Pier Paolo Pasolini e Terence Stamp nos bastidores de Teorema

Em 1969, Medea, baseado na obra de Euripides, trouxe a cantora de ópera Maria Callas no papel principal. Embora não cante no filme, Callas tem suas feições impressionantes  registradas em diversos closes. Ela queria Richard Burton para interpretar Jasão, o amado de Medéia, mas ele recusou. O papel, então, foi dado ao italiano Giuseppe Gentile.

Maria Callas e Pasolini durante as filmagens de Medea

Em 1971, Pier Paolo Pasolini iniciaria sua Trilogia da Vida com Il Decameron (Decamerão), baseado no romance Decamerone, de Giovanni Boccaccio. Os outros filmes foram I Raconti di Canterbury (Os Contos de Canterbury, 1972) e Il Fiore Delle Mille e Una Notte (As Mil e Uma Noites, 1974). Sobre Il Decameron, o cineasta declarou: “Se olharem criticamente para o Evangelho e Il Decameron, verão que os dois filmes se assemelham muito; o estilo e a idéia dos filmes são o mesmo. Apenas o sexo ocupa o lugar de Cristo, é tudo, mas não é uma grande diferença”. Os três filmes são marcados pelo humor e pela ousadia, mas curiosamente seu erotismo é natural, despudorado e até primitivo.

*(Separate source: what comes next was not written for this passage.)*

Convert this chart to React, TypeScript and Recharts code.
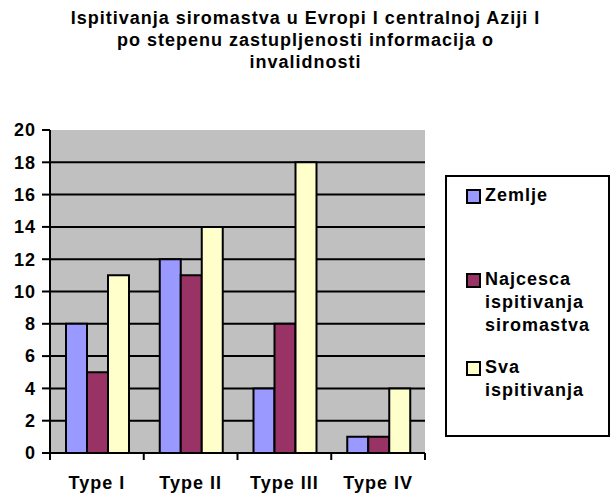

A trilogia foi rodada em locações autênticas; paisagens exóticas como Etiópia, Índia, Irã, Nepal e Iêmen. Além disso, Pasolini continuou trabalhando com atores amadores, muitas vezes até inexperientes, mas também deu lugar a artistas consagrados como Silvana Mangano, Geraldine Chaplin e Hugh Griffith. Aliás, em Il Decameron, o próprio diretor faz o papel do pintor Chaucer. A Trilogia da Vida permitiu a Pasolini formular de uma maneira mais precisa sua concepção cinematográfica e aprofundar seu interesse por uma cultura autenticamente popular. Para este fim, utiliza situações às vezes escabrosas, mas que se afastam muito das que explorava o cinema comercial da época. Sobressai assim uma poesia extremamente forte onde o acervo naturalista se alia a um lirismo muito sutil, o que marca a filmografia de Pasolini. Em um determinado momento da sua vida, o diretor renegou esses filmes, afirmando que eles foram apropriados erroneamente pela indústria cultural, que os classificava como pornográficos. A trilogia foi proibida nos Estados Unidos até meados da década de 1980 e no Brasil só foram exibidos após a abertura política.

Pasolini caracterizado como o personagem Chaucer, em Il Decameron

Sua última obra, Salò o le 120 giornate di Sodoma (Saló ou Os 120 Dias de Sodoma), foi classificada como o filme mais controverso de todos os tempos. Graças às suas cenas de intensa violência, sadismo e depravação sexual, o filme continua proibido em diversos países até hoje. Apesar disso é considerado uma obra-prima por cineastas como Martin Scorsese, Michael Haneke e Catherine Breillat. Em Saló..., o cineasta transpõe o romance Os 120 Dias de Sodoma, de Marquês de Sade, para os últimos dias da ditadura fascista italiana. Os ciclos da vida e do sexo associados à alegria, são expressamente rejeitados por Pasolini, que assim compõe um filme em ruptura com ele próprio. Saló... foi planejado para ser a primeira parte da Trilogia da Morte, ou seja, a antítese dos três filmes realizados anteriormente pelo diretor. Quando questionado sobre quem seria o público-alvo do longa, ele respondeu: “É um filme para todos. Para pessoas como eu”. Pier Paolo Pasolini foi assassinado em 1975, pouco antes do lançamento do longa.

Pasolini no set de Salò o le 120 giornate di Sodoma

Esbanjando cinismo e sarcasmo em suas produções, Pier Paolo Pasolini colocou sua obra à prova do tempo. Nem o passar dos anos é capaz de diluir o impacto visual e moral de seus filmes em diversas gerações de espectadores.

Um comentário:

  1. Muito bom seu resumo, percebo com certeza o diretor e a pessoa interessante que ele foi e pretendo com certeza conferir suas obras.